» **RECORDED INFORMATION**
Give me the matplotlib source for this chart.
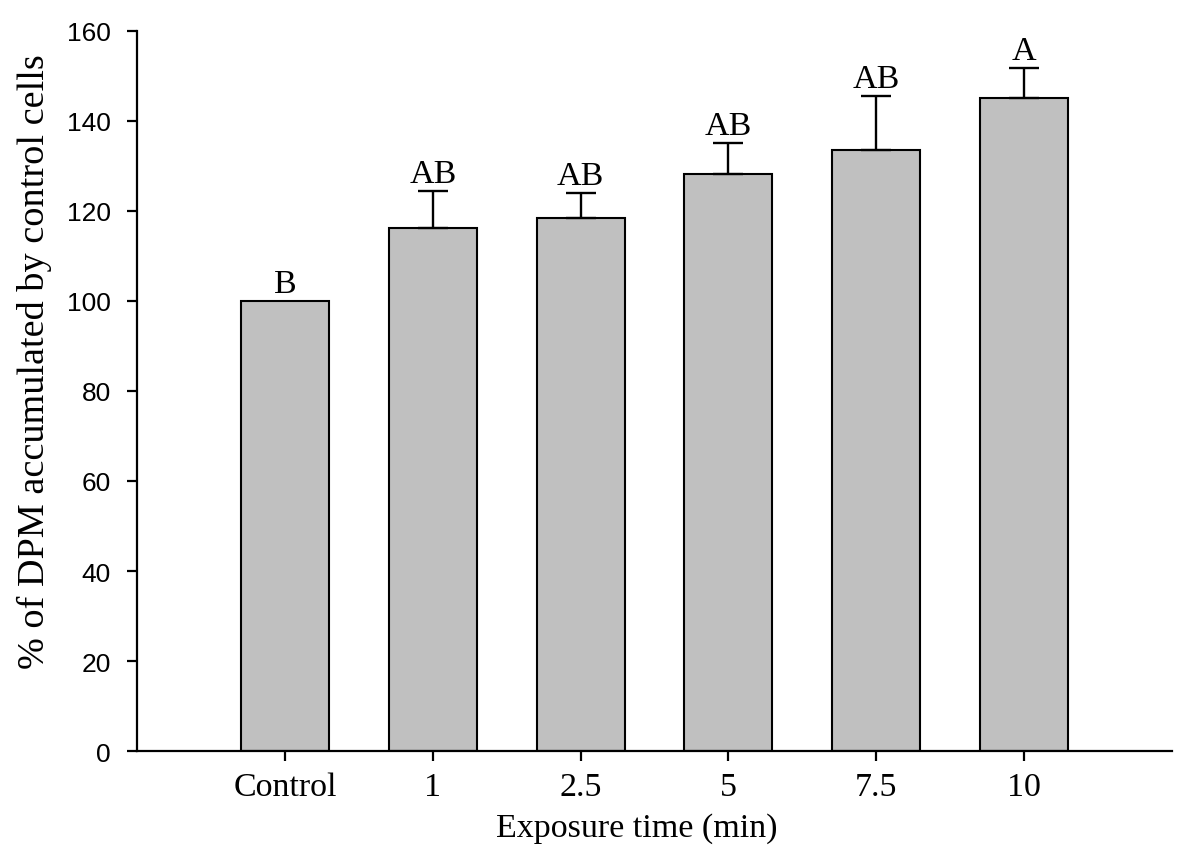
import matplotlib
matplotlib.use("Agg")
import matplotlib.pyplot as plt

categories = ["Control", "1", "2.5", "5", "7.5", "10"]
means = [100.0, 116.2, 118.5, 128.3, 133.6, 145.1]
errors = [0.0, 8.2, 5.6, 6.7, 12.0, 6.6]
letters = ["B", "AB", "AB", "AB", "AB", "A"]
yticks = [0, 20, 40, 60, 80, 100, 120, 140, 160]

serif = "Liberation Serif"
sans = "Liberation Sans"

fig = plt.figure(figsize=(12, 8.62), dpi=100)
ax = fig.add_axes([0.1142, 0.1276, 0.8625, 0.8353])

x = list(range(len(categories)))
ax.bar(x, means, width=0.595, color="#c0c0c0", edgecolor="black", linewidth=1.5, zorder=2)
idx = [i for i, e in enumerate(errors) if e > 0]
ax.errorbar([x[i] for i in idx], [means[i] for i in idx],
            yerr=[[0] * len(idx), [errors[i] for i in idx]], fmt="none", ecolor="black",
            elinewidth=1.7, capsize=11, capthick=1.7, zorder=3)

for xi, m, e, lab in zip(x, means, errors, letters):
    ax.annotate(lab, (xi, m + e), xytext=(0, 6.5), textcoords="offset points",
                ha="center", va="baseline", fontsize=24.5, family=serif)

ax.set_xlim(-1, 6)
ax.set_ylim(0, 160)
ax.set_yticks(yticks)
ax.set_xticks(x)
ax.set_xticklabels(categories, fontsize=24.5, family=serif)
for t in ax.get_yticklabels():
    t.set_fontsize(19)
    t.set_family(sans)

for s in ["top", "right"]:
    ax.spines[s].set_visible(False)
for s in ["left", "bottom"]:
    ax.spines[s].set_linewidth(1.6)
ax.tick_params(axis="both", direction="out", length=7, width=1.6)
ax.tick_params(axis="x", pad=8)
ax.tick_params(axis="y", pad=12)

ax.set_xlabel("Exposure time (min)", fontsize=24.5, family=serif, labelpad=10)
ax.xaxis.set_label_coords(0.483, -0.085)
ax.set_ylabel("% of DPM accumulated by control cells", fontsize=27.5, family=serif)
ax.yaxis.set_label_coords(-0.082, 0.542)

fig.savefig("out.png", dpi=100)
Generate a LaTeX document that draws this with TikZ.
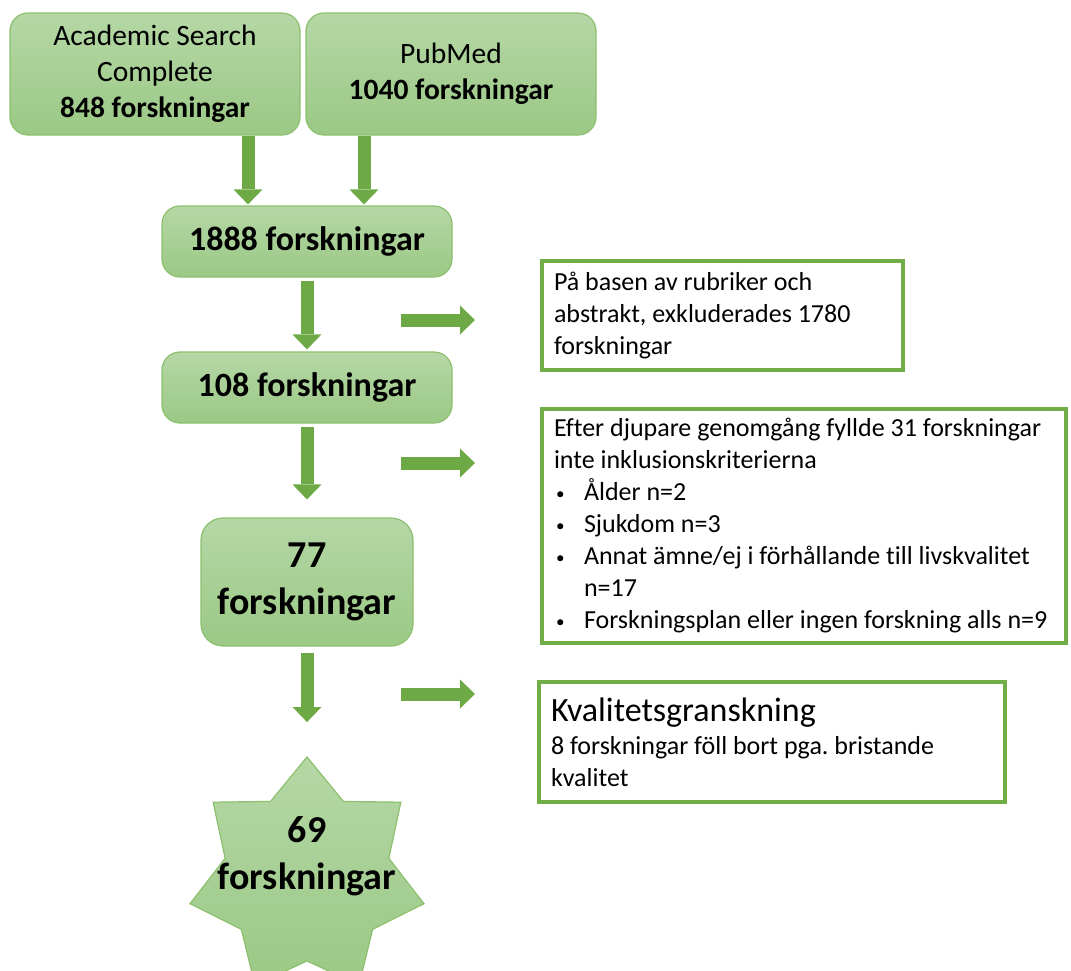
\documentclass[tikz,border=0pt]{standalone}
\usepackage{fontspec}
\setmainfont{Carlito}[Ligatures={NoCommon}]
\usetikzlibrary{shapes.geometric,arrows.meta,calc}
\definecolor{gtop}{HTML}{B5D7A6}
\definecolor{gbot}{HTML}{9BC985}
\definecolor{gborder}{HTML}{8CC06E}
\definecolor{arr}{HTML}{6DAA45}
\definecolor{rbord}{HTML}{70AD47}
\newcommand{\rbul}{\makebox[30pt][l]{\hspace*{2pt}\raisebox{1.5pt}{\fontsize{17}{17}\selectfont\textbullet}}}
\frenchspacing
\begin{document}
\frenchspacing
\begin{tikzpicture}[x=1pt,y=-1pt,
  gbox/.style={draw=gborder, line width=1.2pt, top color=gtop, bottom color=gbot,
    rounded corners=18pt, align=flush center, inner sep=0pt, text=black},
  rbox/.style={draw=rbord, line width=4pt, fill=white, align=flush left,
    inner xsep=12pt, inner ysep=0pt, text=black,
    font=\fontsize{26}{32}\selectfont},
  blk/.style={draw=arr, line width=13pt,
    -{Triangle[width=29pt,length=15pt,line width=0pt]}},
  ]
\path[use as bounding box, clip] (0,0) rectangle (1071,970);

% source boxes
\node[gbox, minimum width=290pt, minimum height=122pt,
  font=\fontsize{29.5}{36}\selectfont] (asc) at (155,74)
  {Academic Search\\Complete\\\textbf{848 forskningar}};
\node[gbox, minimum width=290pt, minimum height=122pt,
  font=\fontsize{29.5}{36}\selectfont] (pub) at (451,74)
  {PubMed\\\textbf{1040 forskningar}};

% main flow
\node[gbox, minimum width=290pt, minimum height=71pt,
  font=\fontsize{34}{41}\selectfont\bfseries] (n1888) at (307,241.5) {1888 forskningar};
\node[gbox, minimum width=290pt, minimum height=71pt,
  font=\fontsize{34}{41}\selectfont\bfseries] (n108) at (307,387.5) {108 forskningar};
\node[gbox, minimum width=212pt, minimum height=128pt, rounded corners=22pt,
  font=\fontsize{38}{47}\selectfont\bfseries] (n77) at (307,582) {77\\forskningar};
\node[star, star points=7, star point ratio=1.43, minimum size=240pt, inner sep=0pt,
  draw=gborder, line width=1.2pt, top color=gtop, bottom color=gbot] (star) at (307,877) {};
\node[font=\fontsize{38}{47}\selectfont\bfseries, align=flush center, inner sep=0pt, text=black]
  (t69) at (307,856) {69\\forskningar};

% right boxes
\node[rbox, minimum width=361pt, minimum height=109pt, text width=337pt] (r1box) at (722.5,315.5)
  {På basen av rubriker och\\abstrakt, exkluderades 1780\\forskningar};
\node[rbox, minimum width=524pt, minimum height=234pt, text width=500pt] (r2box) at (804,526)
  {Efter djupare genomgång fyllde 31 forskningar\\
   inte inklusionskriterierna\\
   \rbul Ålder n=2\\
   \rbul Sjukdom n=3\\
   \rbul Annat ämne/ej i förhållande till livskvalitet\\
   \hspace*{30pt}n=17\\
   \rbul Forskningsplan eller ingen forskning alls n=9};
\node[rbox, minimum width=466pt, minimum height=120pt, text width=442pt] (r3box) at (772,742)
  {{\fontsize{34}{41}\selectfont Kvalitetsgranskning}\\[1pt]
   8 forskningar föll bort pga. bristande\\kvalitet};

% down arrows
\draw[blk, shorten >=1pt] ([xshift=93pt]asc.south) -- ([xshift=93pt]asc.south |- n1888.north);
\draw[blk, shorten >=1pt] ([xshift=-87pt]pub.south) -- ([xshift=-87pt]pub.south |- n1888.north);
\draw[blk, shorten <=3pt, shorten >=2pt] (n1888) -- (n108);
\draw[blk, shorten <=3pt, shorten >=18pt] (n108) -- (n77);
\draw[blk, shorten <=6pt, shorten >=34pt] (n77) -- (star);

% side arrows
\coordinate (s1) at (401,320);
\coordinate (s2) at (401,463);
\coordinate (s3) at (401,694);
\draw[blk, shorten >=65pt] (s1) -- (s1 -| r1box.west);
\draw[blk, shorten >=65pt] (s2) -- (s2 -| r2box.west);
\draw[blk, shorten >=62pt] (s3) -- (s3 -| r3box.west);
\end{tikzpicture}
\end{document}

» **WORK TO DO**
Return from the data every line that holds "source".

» **RESULT OF THIS EXERCISE**
Give me the matplotlib source for this chart.
% source boxes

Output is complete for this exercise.